8. An LED bulb comprising:

a holder adapted for engaging with a light bulb socket;

a housing connected to the holder, the housing defining a receiving space therein;

a heat spreader detachably engaged with the housing;

a power module received in the receiving space and detachably engaged with the housing, the power module being positioned beneath the heat spreader; and

a plurality of LEDs detachably mounted on the heat spreader, the LEDs electrically connecting to the holder via the power module.

9. The LED bulb of claim 8, further comprising an envelope covering the LEDs.

10. The LED bulb of claim 8, wherein the heat spreader forms outer threads in a bottom portion thereof, the housing forms inner threads therein, and the outer threads in the bottom portion of the heat spreader threadedly engage with the inner threads in the housing.

11. The LED bulb of claim 8, wherein the heat spreader forms protrusions on a bottom portion thereof, the housing defines notches therein, and the protrusions respectively insert in the notches to accomplish the detachable engagement of the heat spreader and the housing.

12. The LED bulb of claim 8, wherein the heat spreader defines thread holes in a bottom portion thereof, and the housing defines through holes therein for screws insert therethrough to engage in the thread holes to thereby accomplish the detachable engagement of the heat spreader and the housing.

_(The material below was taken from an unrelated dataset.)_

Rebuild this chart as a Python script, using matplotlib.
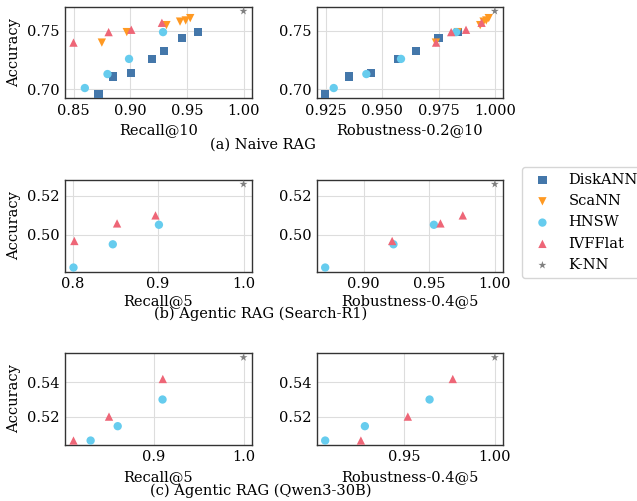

13. An LED bulb comprising:

a holder adapted for connecting the LED bulb to a light bulb socket;

a hollow housing having a first end coupled to the holder and an opposite second end;

a power module detachably engaged in the housing, the power module being electrically connected to the holder; and

an LED module detachably coupled to the second end of the housing, the LED module being electrically connected to and physically separated from the power module.

14. The LED bulb of claim 13, further comprising an envelope covering the LED module.